Aim of the task: The listing below begins with the first line you should copy; stop after the line containing "import matplotlib.dates as mdates", and drop every picture.
-----
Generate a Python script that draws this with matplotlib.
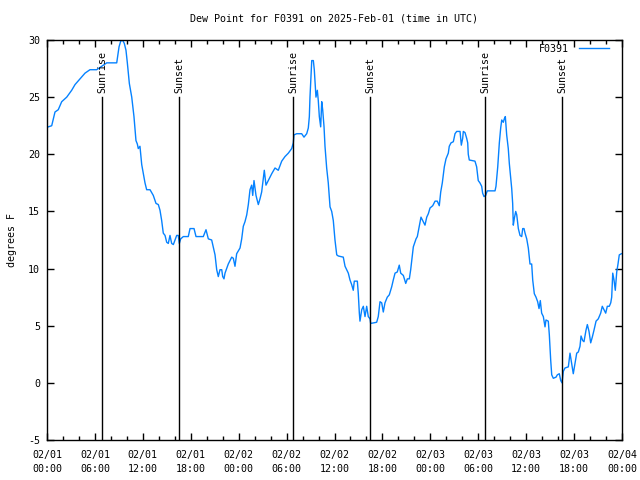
import datetime as dt
import matplotlib
matplotlib.use("Agg")
import matplotlib.pyplot as plt
import matplotlib.dates as mdates

# dew point readings, hours after 2025-02-01 00:00 UTC
hours = [
    0.16, 0.59, 0.79, 1.00, 1.41, 1.84, 2.47, 3.09, 3.51, 4.13, 4.76, 5.38, 6.22, 6.85,
    7.48, 8.73, 9.02, 9.23, 9.45, 9.68, 9.89, 10.06, 10.31, 10.61, 10.89, 11.14, 11.31,
    11.43, 11.64, 11.77, 11.86, 12.06, 12.27, 12.48, 12.90, 13.31, 13.65, 13.94, 14.15,
    14.36, 14.56, 14.78, 14.99, 15.19, 15.40, 15.61, 15.82, 16.03, 16.24, 16.44, 16.57,
    16.74, 17.07, 17.69, 17.91, 18.41, 18.66, 19.57, 19.91, 20.20, 20.62, 20.82, 21.04,
    21.25, 21.45, 21.66, 21.88, 22.00, 22.16, 22.29, 22.70, 23.13, 23.33, 23.54, 23.75,
    24.17, 24.38, 24.58, 24.79, 25.01, 25.21, 25.42, 25.63, 25.76, 25.92, 26.17, 26.46,
    26.67, 26.88, 27.21, 27.42, 27.71, 28.14, 28.55, 28.96, 29.39, 29.80, 30.22, 30.64,
    30.84, 30.93, 31.27, 31.89, 32.18, 32.52, 32.72, 32.85, 32.93, 33.15, 33.35, 33.47,
    33.68, 33.85, 33.97, 34.10, 34.27, 34.40, 34.52, 34.69, 34.81, 35.02, 35.22, 35.44,
    35.65, 35.85, 36.06, 36.28, 36.48, 37.10, 37.32, 37.53, 37.73, 37.94, 38.15, 38.35,
    38.48, 38.86, 38.98, 39.11, 39.19, 39.41, 39.61, 39.82, 40.03, 40.23, 40.45, 40.53,
    41.28, 41.48, 41.70, 41.91, 42.11, 42.32, 42.61, 42.86, 43.16, 43.36, 43.58, 43.86,
    44.11, 44.29, 44.62, 44.92, 45.12, 45.37, 45.54, 45.67, 45.87, 46.21, 46.37, 46.62,
    46.83, 47.12, 47.33, 47.55, 47.75, 47.96, 48.30, 48.59, 48.87, 49.12, 49.30, 49.50,
    49.75, 49.96, 50.25, 50.37, 50.59, 50.88, 51.09, 51.30, 51.72, 51.88, 52.05, 52.13,
    52.34, 52.55, 52.68, 52.75, 52.88, 53.59, 53.80, 54.00, 54.21, 54.43, 54.55, 54.72,
    54.93, 55.13, 56.10, 56.22, 56.44, 56.64, 56.81, 56.94, 57.14, 57.26, 57.39, 57.56,
    57.76, 57.89, 58.06, 58.19, 58.31, 58.39, 58.52, 58.69, 58.82, 59.02, 59.23, 59.44,
    59.57, 59.73, 59.86, 60.07, 60.27, 60.48, 60.69, 60.82, 61.02, 61.23, 61.44, 61.61,
    61.77, 61.94, 62.15, 62.36, 62.48, 62.77, 62.90, 63.07, 63.20, 63.40, 63.74, 63.90,
    64.15, 64.33, 64.49, 64.65, 64.86, 65.28, 65.49, 65.70, 65.90, 66.12, 66.33, 66.53,
    66.74, 66.87, 67.08, 67.24, 67.49, 67.66, 67.87, 68.08, 68.28, 68.49, 68.75, 69.03,
    69.33, 69.53, 69.75, 69.96, 70.16, 70.41, 70.59, 70.71, 70.84, 71.00, 71.16, 71.34,
    71.50, 71.66, 71.93,
]
dew_point = [
    22.4, 22.5, 23.1, 23.7, 23.9, 24.6, 25.0, 25.6, 26.1, 26.6, 27.1, 27.4, 27.4, 27.7,
    28.0, 28.0, 29.4, 29.9, 30.0, 29.7, 29.1, 28.0, 26.2, 25.0, 23.3, 21.2, 20.9,
    20.5, 20.7, 19.8, 19.1, 18.3, 17.5, 16.9, 16.9, 16.4, 15.7, 15.6, 15.1,
    14.2, 13.1, 12.9, 12.3, 12.2, 12.9, 12.2, 12.1, 12.5, 12.9, 12.9, 12.2,
    12.6, 12.8, 12.8, 13.5, 13.5, 12.8, 12.8, 13.4, 12.6, 12.5, 11.9, 11.2,
    9.9, 9.3, 9.9, 9.9, 9.3, 9.1, 9.6, 10.4, 11.0, 10.9, 10.2, 11.3,
    11.8, 12.6, 13.7, 14.1, 14.7, 15.6, 16.9, 17.3, 16.4, 17.7, 16.4, 15.6,
    16.1, 16.7, 18.6, 17.3, 17.7, 18.3, 18.8, 18.6, 19.4, 19.8, 20.1, 20.5,
    21.0, 21.7, 21.8, 21.8, 21.5, 21.8, 22.3, 23.3, 25.0, 28.2, 28.2, 27.4,
    25.0, 25.6, 24.7, 23.3, 22.4, 24.6, 23.9, 22.4, 20.7, 18.8, 17.5, 15.4,
    15.0, 14.2, 12.5, 11.2, 11.1, 11.0, 10.2, 9.9, 9.6, 9.0, 8.6, 8.1,
    8.9, 8.9, 7.8, 6.1, 5.4, 6.4, 6.7, 5.8, 6.7, 5.8, 5.6, 5.2,
    5.3, 5.8, 7.1, 7.0, 6.2, 7.0, 7.5, 7.7, 8.4, 9.0, 9.6, 9.7,
    10.3, 9.6, 9.4, 8.7, 9.1, 9.1, 9.9, 10.7, 11.9, 12.6, 12.8, 13.7,
    14.5, 14.1, 13.8, 14.5, 14.8, 15.3, 15.5, 15.9, 15.9, 15.5, 16.7, 17.5,
    18.9, 19.6, 20.1, 20.7, 21.0, 21.1, 21.8, 22.0, 22.0, 20.8, 21.4, 22.0,
    21.9, 21.4, 21.0, 20.0, 19.5, 19.4, 18.9, 17.7, 17.5, 17.2, 16.6, 16.3,
    16.4, 16.8, 16.8, 17.2, 18.9, 21.0, 22.3, 23.0, 22.8, 23.1, 23.3, 21.7,
    20.5, 19.2, 18.0, 17.0, 15.7, 13.8, 14.4, 15.0, 14.7, 13.5, 12.9, 12.8,
    13.5, 13.5, 13.1, 12.6, 11.8, 10.4, 10.4, 9.0, 7.8, 7.5, 7.1, 6.5,
    7.2, 6.1, 5.8, 4.9, 5.5, 5.4, 4.2, 2.0, 0.7, 0.4, 0.5, 0.7,
    0.8, 0.2, 0.0, 1.0, 1.3, 1.4, 2.6, 1.7, 0.8, 1.7, 2.6, 2.7,
    3.2, 4.1, 3.7, 3.6, 4.6, 5.1, 4.5, 3.5, 4.0, 4.6, 5.4, 5.6,
    6.1, 6.7, 6.4, 6.1, 6.7, 6.7, 7.0, 7.5, 9.6, 9.0, 8.1, 9.7,
    10.4, 11.2, 11.3,
]

# sunrise / sunset markers (hours after start)
sun_hours = [6.92, 16.57, 30.84, 40.45, 54.89, 64.53]
sun_labels = ["Sunrise", "Sunset", "Sunrise", "Sunset", "Sunrise", "Sunset"]

start = dt.datetime(2025, 2, 1)
times = [start + dt.timedelta(hours=h) for h in hours]
sun_times = [start + dt.timedelta(hours=h) for h in sun_hours]

plt.rcParams["font.family"] = ["DejaVu Sans Mono"]
plt.rcParams["font.size"] = 7.2
plt.rcParams["axes.unicode_minus"] = False

fig = plt.figure(figsize=(6.4, 4.8), dpi=100)
ax = fig.add_axes([47 / 640, 1 - 440 / 480, 575 / 640, 400 / 480])

ax.plot(times, dew_point, color="#0582ff", lw=1.0, label="F0391")

for t, lab in zip(sun_times, sun_labels):
    ax.plot([t, t], [-5, 25], color="black", lw=1.0)
    ax.text(t, 25.4, lab, rotation=90, ha="center", va="bottom", fontsize=7.2)

ax.set_xlim(start, start + dt.timedelta(hours=72))
ax.set_ylim(-5, 30)
ax.set_yticks(range(-5, 31, 5))

ax.xaxis.set_major_locator(mdates.HourLocator(byhour=[0, 6, 12, 18]))
ax.xaxis.set_minor_locator(mdates.HourLocator(byhour=range(0, 24, 2)))
ax.xaxis.set_major_formatter(mdates.DateFormatter("%m/%d\n%H:%M"))
for lbl in ax.get_xticklabels():
    lbl.set_linespacing(1.5)

ax.tick_params(which="both", direction="in", top=True, right=True, width=1.0)
ax.tick_params(which="major", length=5, pad=5)
ax.tick_params(axis="x", which="major", pad=7)
ax.tick_params(which="minor", length=3)
for s in ax.spines.values():
    s.set_linewidth(1.0)

ax.set_ylabel("degrees F", labelpad=8)
ax.set_title("Dew Point for F0391 on 2025-Feb-01 (time in UTC)", pad=13, fontsize=7.2)

ax.legend(loc="upper right", bbox_to_anchor=(0.9843, 1.0), frameon=False,
          markerfirst=False, handlelength=3.0, borderaxespad=0.0, handletextpad=1.0)

fig.savefig("out.png", dpi=100)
-----
Response for this exercise:
Generate a Python script that draws this with matplotlib.
import datetime as dt
import matplotlib
matplotlib.use("Agg")
import matplotlib.pyplot as plt
import matplotlib.dates as mdates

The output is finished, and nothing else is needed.